Em foco – Você foi escolhida como Embaixadora de Turismo do RJ através dos concertos que realiza no Brasil e no exterior. Pode nos falar um pouco sobre tal trabalho.
Cristina Braga – Outro dia amei, saí numa revista de palavras cruzadas: qual o instrumento popularizado por Cristina Braga: a resposta era claro em 5 quadradinhos – harpa. Achei o máximo, ri uma semana inteira…Sempre vivi num mundo sem fronteiras…ocupei o cargo de 1a harpista da Ópera do Rio quase 30 anos, e enquanto tocava para Ana Botafogo dançar sob a batuta de Rostropovich, Celibidache ou Sílvio Viegas ou Sílvio Barpato, tive meu primeiro album lançado nos EUA com o OPU5 que unia harpa, percussão brasileira, violino, flauta e contrabaixo, com improvisos e composições nossas e que foi a maior sucesso…um de meus 1os concertos foi com um amigo flautista com composições próprias, no banheiro da casa de minha avó, tudo por causa do som, do eco lindo de lá…tinha gente no chuveiro, na banheira hehehe… Quando comecei, todo mundo dizia no Brasil que harpa era instrumento de guaranias e de música de Natal, não queriam me programar no Rio Jazz Clube, no Jazzmania…demorou mas fui convidada a tocar lá inúmeras vezes…Depois gravei o 1o disco de samba em que a harpa fez toda a base harmônica…toquei em muitas das principais salas do mundo, e também com grandes artistas brasileiros, Titãs, Lenine, Dado Villa Lobos, Marcos Valle, Nara Leão, Ana Carolina, Zizi Possi, Menescal, gravei em discos de Marisa Monte, Ed Motta, Zeca Pagodinho…o resto é história e ainda tem muitos capítulos por vir…viva a música!

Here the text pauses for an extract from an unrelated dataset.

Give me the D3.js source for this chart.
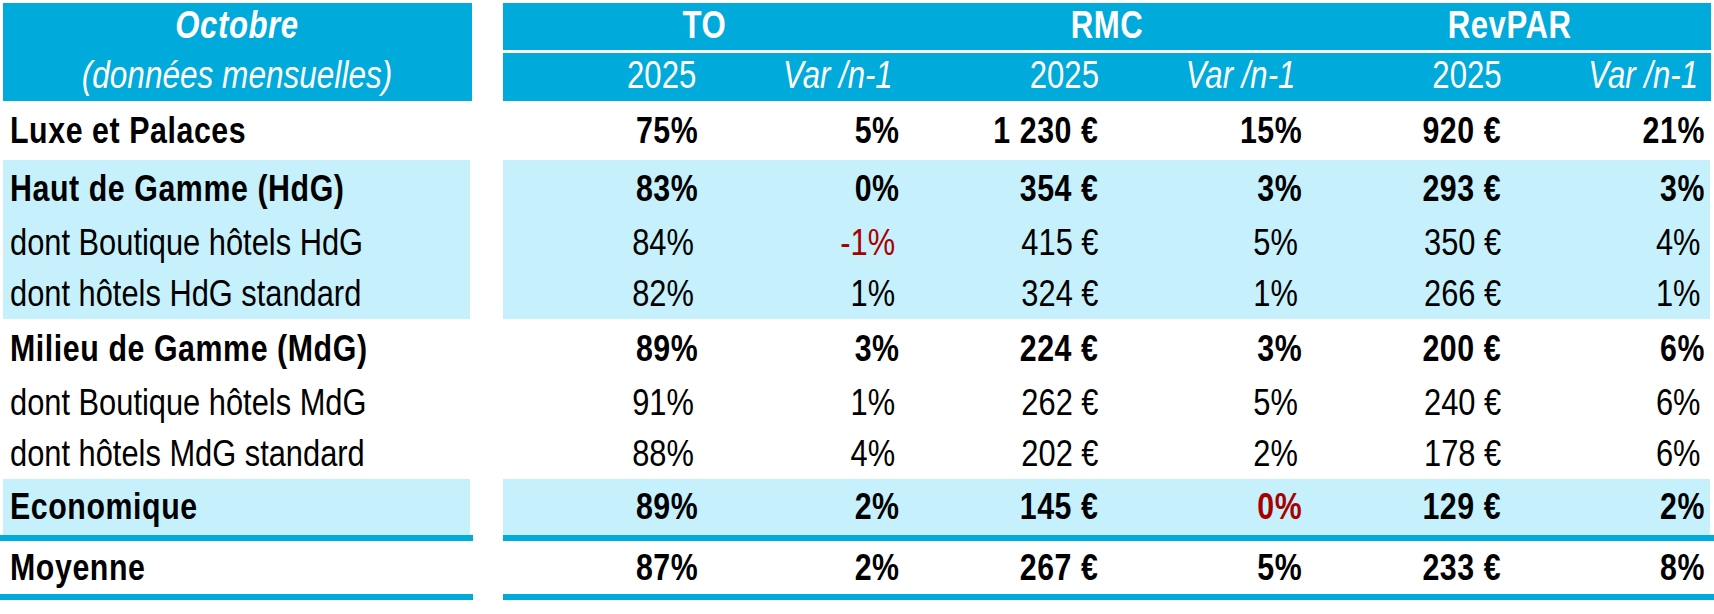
<!doctype html>
<html>
<head>
<meta charset="utf-8">
<script src="https://cdnjs.cloudflare.com/ajax/libs/d3/7.8.5/d3.min.js"></script>
<style>body { margin: 0; background: #fff; }</style>
</head>
<body>
<script>
    // ---- data ----
    var titleLines = ["Octobre", "(données mensuelles)"];
    var groups = ["TO", "RMC", "RevPAR"];
    var subHeaders = ["2025", "Var /n-1"];

    var rowLabels = ["Luxe et Palaces", "Haut de Gamme (HdG)", "dont Boutique hôtels HdG", "dont hôtels HdG standard",
                     "Milieu de Gamme (MdG)", "dont Boutique hôtels MdG", "dont hôtels MdG standard", "Economique", "Moyenne"];
    var rowBold   = [true, true, false, false, true, false, false, true, true];
    var rowShaded = [false, true, true, true, false, false, false, true, false];

    var toValues     = [75, 83, 84, 82, 89, 91, 88, 89, 87];          // %
    var toVar        = [5, 0, -1, 1, 3, 1, 4, 2, 2];                  // %
    var rmcValues    = [1230, 354, 415, 324, 224, 262, 202, 145, 267]; // €
    var rmcVar       = [15, 3, 5, 1, 3, 5, 2, 0, 5];                  // %
    var revparValues = [920, 293, 350, 266, 200, 240, 178, 129, 233]; // €
    var revparVar    = [21, 3, 4, 1, 6, 6, 6, 2, 8];                  // %

    // cells shown in red (negative variations)
    var redCells = [{col: "toVar", row: 2}, {col: "rmcVar", row: 7}];

    // ---- layout ----
    var width = 1714, height = 614;
    var blue = "#00AADB", light = "#C5F0FC", red = "#A80000";
    var rowH = [59, 58, 50, 51, 59, 50, 51, 56, 53];
    var lineH = 6;

    var svg = d3.select("body").append("svg")
                .attr("width", width)
                .attr("height", height);

    // is the narrow font there? if not, squeeze the normal one
    var probe = svg.append("text").attr("font-size", 40).text("dont Boutique hôtels");
    probe.attr("font-family", "'Liberation Sans Narrow', monospace");
    var w1 = probe.node().getComputedTextLength();
    probe.attr("font-family", "monospace");
    var w2 = probe.node().getComputedTextLength();
    probe.remove();
    var hasNarrow = Math.abs(w1 - w2) > 1;
    var family = hasNarrow ? "'Liberation Sans Narrow', 'Arial Narrow', sans-serif" : "'Liberation Sans', Arial, sans-serif";
    var squeeze = hasNarrow ? 1 : 0.82;

    function label(g, x, y, str, o) {
        return g.append("text")
            .attr("transform", "translate(" + x + "," + y + ") scale(" + squeeze + ",1)")
            .attr("font-family", family)
            .attr("font-size", o.size || (o.bold ? 37 : 37.6))
            .attr("font-weight", o.bold ? "bold" : "normal")
            .attr("font-style", o.italic ? "italic" : "normal")
            .attr("letter-spacing", o.bold ? 0.7 : 0)
            .attr("text-anchor", o.anchor || "start")
            .attr("fill", o.fill || "#000")
            .text(str);
    }

    var colKeys = ["toValue", "toVar", "rmcValue", "rmcVar", "revparValue", "revparVar"];
    var columns = {toValue: toValues, toVar: toVar, rmcValue: rmcValues, rmcVar: rmcVar,
                   revparValue: revparValues, revparVar: revparVar};
    var isEuro = function(k) { return k === "rmcValue" || k === "revparValue"; };

    var x = d3.scaleBand().domain(colKeys).range([503, 1711]);
    var xGroup = d3.scaleBand().domain(groups).range([503, 1711]);

    var fr = d3.formatLocale({decimal: ",", thousands: "\u00a0", grouping: [3], currency: ["", "\u00a0€"]});
    var euro = fr.format("$,.0f");
    var pct = function(v) { return v + "%"; };

    // row tops (a separator line sits after Economique)
    var tops = [];
    var yy = 101;
    rowH.forEach(function(h, i) {
        tops.push(yy);
        yy += h;
        if (i === 7) yy += lineH;
    });
    var y = d3.scaleOrdinal().domain(d3.range(rowLabels.length)).range(tops);

    // ---- header ----
    var head = svg.append("g");
    head.append("rect").attr("x", 3).attr("y", 3).attr("width", 469).attr("height", 98).attr("fill", blue);
    head.append("rect").attr("x", 503).attr("y", 3).attr("width", 1208).attr("height", 47).attr("fill", blue);
    head.append("rect").attr("x", 503).attr("y", 53).attr("width", 1208).attr("height", 48).attr("fill", blue);

    label(head, 237, 38, titleLines[0], {bold: true, italic: true, size: 38, anchor: "middle", fill: "#fff"});
    label(head, 237, 87.5, titleLines[1], {italic: true, size: 38.5, anchor: "middle", fill: "#fff"});

    groups.forEach(function(gName) {
        label(head, xGroup(gName) + xGroup.bandwidth() / 2, 38, gName, {bold: true, size: 38, anchor: "middle", fill: "#fff"});
    });
    colKeys.forEach(function(k, i) {
        var sub = subHeaders[i % 2];
        var right = x(k) + x.bandwidth() - (i % 2 ? 13 : 8);
        label(head, right, 87.5, sub, {italic: i % 2 === 1, size: 38, anchor: "end", fill: "#fff"});
    });

    // ---- body ----
    var body = svg.append("g");

    rowLabels.forEach(function(name, r) {
        if (rowShaded[r]) {
            body.append("rect").attr("x", 3).attr("y", y(r)).attr("width", 467).attr("height", rowH[r]).attr("fill", light);
            body.append("rect").attr("x", 503).attr("y", y(r)).attr("width", 1207).attr("height", rowH[r]).attr("fill", light);
        }
    });

    // separator lines under Economique and Moyenne
    [7, 8].forEach(function(r) {
        var ly = y(r) + rowH[r];
        body.append("rect").attr("x", 0).attr("y", ly).attr("width", 473).attr("height", lineH).attr("fill", blue);
        body.append("rect").attr("x", 503).attr("y", ly).attr("width", 1211).attr("height", lineH).attr("fill", blue);
    });

    rowLabels.forEach(function(name, r) {
        var base = y(r) + rowH[r] / 2 + 12;
        label(body, 10, base, name, {bold: rowBold[r]});
        colKeys.forEach(function(k) {
            var v = columns[k][r];
            var isRed = redCells.some(function(c) { return c.col === k && c.row === r; });
            var pad = isEuro(k) ? 8.5 : (rowBold[r] ? 6 : 10.5);
            label(body, x(k) + x.bandwidth() - pad, base, isEuro(k) ? euro(v) : pct(v),
                  {bold: rowBold[r], anchor: "end", fill: isRed ? red : "#000"});
        });
    });
</script>
</body>
</html>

Em foco – Você tem inovado com vários eventos .Como se processa sua criatividade e realização ?
Cristina Braga – Ah…acho que é porque sou apaixonada pela vida…a gente não deve se especializar, sou contra a especialização. Não se especializem nunca! Existe uma riqueza enorme em manter a luz de um farol girando em volta e iluminando a vida da gente. Imagina se o farol não girasse… Para tocar bem, tem que viver. Para criar tem que viver. Tem que ser curioso, apaixonado, tem que aprender que a solução de muitas coisas começa com você mesmo. Tem que consumir arte e natureza sem preconceitos, tem que buscar se alimentar de coisas magníficas como uma teia de aranha brilhando de orvalho, um amanhecer, um por do sol, o canto de um Assum Preto, uma Chiquinha Gonzaga, um Villa Lobos, Tom Jobim, um Bach, um Aleijadinho, um Portinari…
Criei o Festival Vale do Café lá nos anos 2000 porque urgia mostrar estes tesouros tão nossos, tão brasileiros do Vale. Somos uma raiz essencial do Brasil. Tinha o perigo de colocarem um presídio de segurança máxima na região à época…Então fiz o que sabia fazer: cultura. Chamei Turíbio Santos, Luiz Cláudio Paiva, Rogério Carnasciali e trabalhamos com muita paixão criando um Festival fantástico que é referência no Rio. Hoje o Festival Vale do Café é dirigido pela Backstage, e completa mais de 20 anos de existencia. Depois fizemos o FLOR Atlântica, Ric e eu, um lindo festival de primavera – Festa Livre Ornamental do Rio que reúne botanicos, escritores, mateiros, paisagistas, artistas, músicos, um encontro de profissionais de várias áreas em trno da beleza e da natureza… aí veio a Festa das Luzes, com Paulinho Medeiros, a Festa dos Chapéus com a Vale do Café Hat Parade…Medo e Coragem são os antônimos na língua portuguesa… E coragem nada mais é do que agir com o coração, ou seja, com Amor. Meu lema recebi de meu pai: ”Fé em Deus e pé na tábua” . Vamos que vamos!